Zehn Jahre Krieg für eine Fata Morgana? In Sachen Mozart werden, genau betrachtet, seit Langem einige Scheingefechte geführt, die man in der Medienwelt willig fürs Ganze nimmt. V erständlich, daß da einige Zeitgenossen entgegenzusteuern wünschen. Sie tun es (auch publizistisch im ,,Wiener Figaro") mit Engagement, aktiver künstlerischer und fundamentaler wissenschaftlicher Unterstützung – im Vorstand finden sich Pianistin Barbara Moser und Musikwissenschaftlerin Andrea Harrandt!

Nebst Pflege der Mozart-Denkmäler, die Wien als die ,,andere" wichtige Mozart-Stadt noch zu bieten hat (das meiste, was als Anschauungsobjekt für Leben und Wirken des Komponisten dienen könnte, ist ja der Spitzhacke zum Opfer gefallen), setzt die Mozart- Gemeinde mittels diverser Preise auch Zeichen.

Neben dem goldenen Ring, der jeweils in Absprache mit dem aktuellen Träger alle fünf Jahre weitergegeben wird – und nun von Michael Heltaus auf Franz Welser-Mösts Finger wechselt -, gibt es auch die wohlbekannte ,,Wiener Flötenuhr", die für herausragende Mozart-Interpretationen auf Tonträgern vergeben wird.

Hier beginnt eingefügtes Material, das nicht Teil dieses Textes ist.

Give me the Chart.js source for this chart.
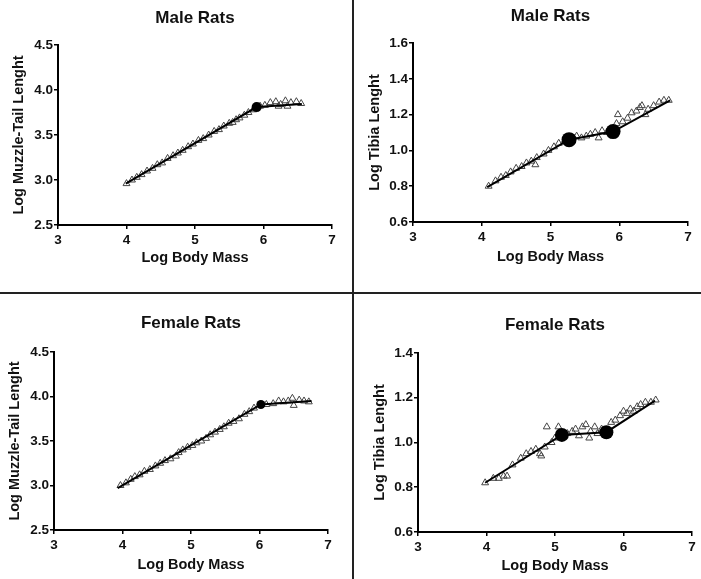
<!DOCTYPE html>
<html>
<head>
<meta charset="utf-8">
<script src="https://cdn.jsdelivr.net/npm/chart.js@4.4.0/dist/chart.umd.min.js"></script>
<style>
  body { margin: 0; background: #fff; }
  #page { position: relative; width: 701px; height: 579px; overflow: hidden; background: #fff; }
  canvas { position: absolute; }
  .vline { position: absolute; left: 352px; top: 0; width: 2px; height: 579px; background: #222; }
  .hline { position: absolute; left: 0; top: 292px; width: 701px; height: 2px; background: #222; }
</style>
</head>
<body>
<div id="page">
  <canvas id="c1" width="350" height="290"></canvas>
  <canvas id="c2" width="346" height="290"></canvas>
  <canvas id="c3" width="350" height="284"></canvas>
  <canvas id="c4" width="346" height="284"></canvas>
  <div class="vline"></div>
  <div class="hline"></div>
</div>
<script>
// tick labels
const massTicks = [3, 4, 5, 6, 7]
const muzzleTicks = [2.5, 3.0, 3.5, 4.0, 4.5]
const tibiaMaleTicks = [0.6, 0.8, 1.0, 1.2, 1.4, 1.6]
const tibiaFemaleTicks = [0.6, 0.8, 1.0, 1.2, 1.4]

// male rats, muzzle-tail
const maleMuzzleX = [4.00, 4.08, 4.15, 4.22, 4.30, 4.38, 4.45, 4.52, 4.60, 4.68, 4.75, 4.82, 4.90, 4.97, 5.05, 5.12, 5.20, 5.28, 5.35, 5.42, 5.50, 5.55, 5.60, 5.65, 5.72, 5.78, 5.85, 5.95, 6.02, 6.10, 6.18, 6.22, 6.25, 6.32, 6.35, 6.40, 6.48, 6.55]
const maleMuzzleY = [2.96, 3.00, 3.03, 3.06, 3.10, 3.13, 3.17, 3.19, 3.24, 3.27, 3.30, 3.33, 3.37, 3.40, 3.44, 3.46, 3.50, 3.54, 3.56, 3.60, 3.63, 3.64, 3.67, 3.69, 3.72, 3.75, 3.78, 3.82, 3.83, 3.86, 3.87, 3.82, 3.84, 3.88, 3.82, 3.86, 3.87, 3.85]
const maleMuzzleFitX = [3.99, 5.90, 6.56]
const maleMuzzleFitY = [2.96, 3.81, 3.845]
const maleMuzzleBreakX = [5.90]
const maleMuzzleBreakY = [3.81]

// male rats, tibia
const maleTibiaX = [4.10, 4.20, 4.28, 4.35, 4.42, 4.50, 4.58, 4.65, 4.72, 4.78, 4.80, 4.90, 4.97, 5.05, 5.12, 5.20, 5.38, 5.45, 5.52, 5.58, 5.65, 5.70, 5.75, 5.82, 5.96, 5.98, 6.05, 6.12, 6.18, 6.25, 6.30, 6.33, 6.38, 6.42, 6.50, 6.58, 6.65, 6.72]
const maleTibiaY = [0.80, 0.83, 0.85, 0.86, 0.88, 0.90, 0.91, 0.93, 0.94, 0.92, 0.96, 0.98, 1.00, 1.02, 1.04, 1.05, 1.08, 1.07, 1.08, 1.09, 1.10, 1.07, 1.11, 1.10, 1.15, 1.20, 1.16, 1.18, 1.21, 1.22, 1.24, 1.25, 1.20, 1.23, 1.25, 1.27, 1.28, 1.28]
const maleTibiaFitX = [4.08, 5.27, 5.91, 6.74]
const maleTibiaFitY = [0.795, 1.06, 1.105, 1.28]
const maleTibiaBreakX = [5.27, 5.91]
const maleTibiaBreakY = [1.06, 1.105]

// female rats, muzzle-tail
const femaleMuzzleX = [3.97, 4.05, 4.12, 4.18, 4.25, 4.32, 4.40, 4.48, 4.55, 4.62, 4.70, 4.78, 4.82, 4.88, 4.95, 5.02, 5.08, 5.15, 5.22, 5.28, 5.35, 5.42, 5.48, 5.55, 5.62, 5.70, 5.78, 5.85, 5.92, 6.10, 6.20, 6.28, 6.35, 6.42, 6.48, 6.50, 6.58, 6.65, 6.72]
const femaleMuzzleY = [3.00, 3.03, 3.07, 3.10, 3.12, 3.16, 3.18, 3.22, 3.25, 3.28, 3.30, 3.33, 3.37, 3.40, 3.43, 3.45, 3.48, 3.50, 3.53, 3.57, 3.60, 3.63, 3.66, 3.70, 3.72, 3.75, 3.80, 3.83, 3.87, 3.91, 3.92, 3.95, 3.94, 3.95, 3.98, 3.90, 3.96, 3.95, 3.94]
const femaleMuzzleFitX = [3.93, 6.02, 6.76]
const femaleMuzzleFitY = [2.97, 3.91, 3.95]
const femaleMuzzleBreakX = [6.02]
const femaleMuzzleBreakY = [3.91]

// female rats, tibia
const femaleTibiaX = [3.98, 4.10, 4.18, 4.25, 4.30, 4.38, 4.50, 4.58, 4.65, 4.72, 4.78, 4.80, 4.85, 4.88, 4.95, 5.00, 5.05, 5.18, 5.25, 5.30, 5.35, 5.40, 5.45, 5.50, 5.52, 5.58, 5.62, 5.68, 5.82, 5.88, 5.95, 6.00, 6.05, 6.10, 6.15, 6.20, 6.25, 6.32, 6.40, 6.47]
const femaleTibiaY = [0.82, 0.84, 0.84, 0.85, 0.85, 0.90, 0.93, 0.95, 0.96, 0.97, 0.95, 0.94, 0.98, 1.07, 1.00, 1.02, 1.07, 1.04, 1.05, 1.06, 1.03, 1.07, 1.08, 1.02, 1.05, 1.07, 1.04, 1.06, 1.09, 1.10, 1.12, 1.14, 1.13, 1.15, 1.14, 1.16, 1.17, 1.18, 1.18, 1.19]
const femaleTibiaFitX = [3.98, 5.10, 5.75, 6.46]
const femaleTibiaFitY = [0.82, 1.034, 1.046, 1.187]
const femaleTibiaBreakX = [5.10, 5.75]
const femaleTibiaBreakY = [1.034, 1.046]

const FONT = "'Liberation Sans', Arial, sans-serif"

function pts(xs, ys) {
    return xs.map((x, i) => ({ x: x, y: ys[i] }))
}

function makePanel(id, p) {
    const box = p.canvas
    const el = document.getElementById(id)
    el.style.left = box.x + 'px'
    el.style.top = box.y + 'px'

    const titleTop = p.titleY - box.y - 10.2
    const titleBottom = p.area.t - box.y - titleTop - 20.4
    const yAxisWidth = p.area.l - box.x
    const xAxisHeight = box.y + box.h - p.area.b

    new Chart(el, {
        type: 'scatter',
        data: {
            datasets: [
                {
                    data: pts(p.breakX, p.breakY),
                    pointStyle: 'circle',
                    pointRadius: p.circleR,
                    backgroundColor: '#000',
                    borderColor: '#000',
                    borderWidth: 0
                },
                {
                    type: 'line',
                    data: pts(p.fitX, p.fitY),
                    borderColor: '#000',
                    borderWidth: 2,
                    pointRadius: 0,
                    fill: false,
                    tension: 0
                },
                {
                    data: pts(p.x, p.y),
                    pointStyle: 'triangle',
                    pointRadius: 4,
                    backgroundColor: 'rgba(255,255,255,0)',
                    borderColor: '#444',
                    borderWidth: 1
                }
            ]
        },
        options: {
            responsive: false,
            animation: false,
            devicePixelRatio: 1,
            layout: { padding: { left: 0, right: box.x + box.w - p.area.r, top: 0, bottom: 0 } },
            plugins: {
                legend: { display: false },
                tooltip: { enabled: false },
                title: {
                    display: true,
                    text: p.title,
                    fullSize: false,
                    color: '#111',
                    font: { family: FONT, size: 17, weight: 'bold' },
                    padding: { top: titleTop, bottom: titleBottom }
                }
            },
            scales: {
                x: {
                    type: 'linear',
                    min: massTicks[0],
                    max: massTicks[massTicks.length - 1],
                    afterBuildTicks: s => { s.ticks = massTicks.map(v => ({ value: v })) },
                    afterFit: s => { s.height = xAxisHeight },
                    grid: { display: true, drawOnChartArea: false, drawTicks: true, tickLength: 4, color: '#000', lineWidth: 1.5 },
                    border: { display: true, color: '#000', width: 2 },
                    ticks: { color: '#111', padding: 3, font: { family: FONT, size: 13.5, weight: 'bold' }, callback: v => String(v) },
                    title: {
                        display: true,
                        text: 'Log Body Mass',
                        color: '#111',
                        font: { family: FONT, size: 14.5, weight: 'bold' },
                        padding: { top: 0, bottom: box.y + box.h - p.xTitleY - 8.7 }
                    }
                },
                y: {
                    type: 'linear',
                    min: p.yTicks[0],
                    max: p.yTicks[p.yTicks.length - 1],
                    afterBuildTicks: s => { s.ticks = p.yTicks.map(v => ({ value: v })) },
                    afterFit: s => { s.width = yAxisWidth },
                    grid: { display: true, drawOnChartArea: false, drawTicks: true, tickLength: 4, color: '#000', lineWidth: 1.5 },
                    border: { display: true, color: '#000', width: 2 },
                    ticks: { color: '#111', padding: 1, font: { family: FONT, size: 13.5, weight: 'bold' }, callback: v => Number(v).toFixed(1) },
                    title: {
                        display: true,
                        text: p.yTitle,
                        color: '#111',
                        font: { family: FONT, size: 14.5, weight: 'bold' },
                        padding: { top: p.yTitleX - box.x - 8.7, bottom: 0 }
                    }
                }
            }
        }
    })
}

makePanel('c1', {
    canvas: { x: 0, y: 0, w: 350, h: 290 },
    area: { l: 58, r: 332, t: 45, b: 225 },
    titleY: 18, yTitleX: 19, xTitleY: 258, circleR: 5,
    title: 'Male Rats', yTitle: 'Log Muzzle-Tail Lenght', yTicks: muzzleTicks,
    x: maleMuzzleX, y: maleMuzzleY, fitX: maleMuzzleFitX, fitY: maleMuzzleFitY,
    breakX: maleMuzzleBreakX, breakY: maleMuzzleBreakY
})

makePanel('c2', {
    canvas: { x: 355, y: 0, w: 346, h: 290 },
    area: { l: 413, r: 688, t: 43, b: 222 },
    titleY: 16, yTitleX: 375, xTitleY: 257, circleR: 7.5,
    title: 'Male Rats', yTitle: 'Log Tibia Lenght', yTicks: tibiaMaleTicks,
    x: maleTibiaX, y: maleTibiaY, fitX: maleTibiaFitX, fitY: maleTibiaFitY,
    breakX: maleTibiaBreakX, breakY: maleTibiaBreakY
})

makePanel('c3', {
    canvas: { x: 0, y: 295, w: 350, h: 284 },
    area: { l: 54, r: 328, t: 352, b: 530 },
    titleY: 323, yTitleX: 15, xTitleY: 565, circleR: 4.5,
    title: 'Female Rats', yTitle: 'Log Muzzle-Tail Lenght', yTicks: muzzleTicks,
    x: femaleMuzzleX, y: femaleMuzzleY, fitX: femaleMuzzleFitX, fitY: femaleMuzzleFitY,
    breakX: femaleMuzzleBreakX, breakY: femaleMuzzleBreakY
})

makePanel('c4', {
    canvas: { x: 355, y: 295, w: 346, h: 284 },
    area: { l: 418, r: 692, t: 353, b: 532 },
    titleY: 325, yTitleX: 380, xTitleY: 566, circleR: 7,
    title: 'Female Rats', yTitle: 'Log Tibia Lenght', yTicks: tibiaFemaleTicks,
    x: femaleTibiaX, y: femaleTibiaY, fitX: femaleTibiaFitX, fitY: femaleTibiaFitY,
    breakX: femaleTibiaBreakX, breakY: femaleTibiaBreakY
})
</script>
</body>
</html>
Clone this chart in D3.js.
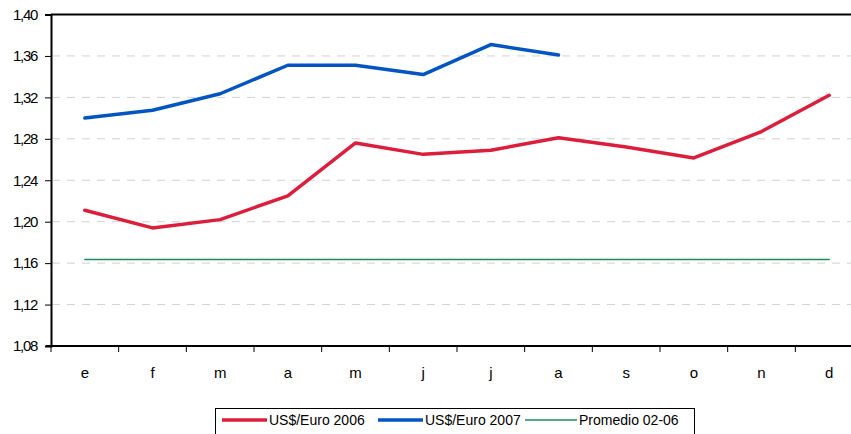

Und da finden sich eben mit Bedacht ausgewählte, erfreulicherweise nicht mit Bedacht auf die gerade hochgespielte Originalklangmode gekürte Einspielungen auf der Liste. Die Namen Alban Berg Quartett, Bo Skovhus, Michael Schade oder Bertrand de Billy sprechen für sich – man bemüht sich, die Ohren aufzusperren und zu lauschen, ob nebst modischen Allgemeinplätzen nicht doch profunde und gewichtige interpretatorische Eigenleistungen im unübersichtlichen CD-Gemenge zu finden seien.

Eine Ausstellung über Geschichte und Gegenwart der Mozart- Gemeinde ist übrigens bis September im Gasometer zu sehen.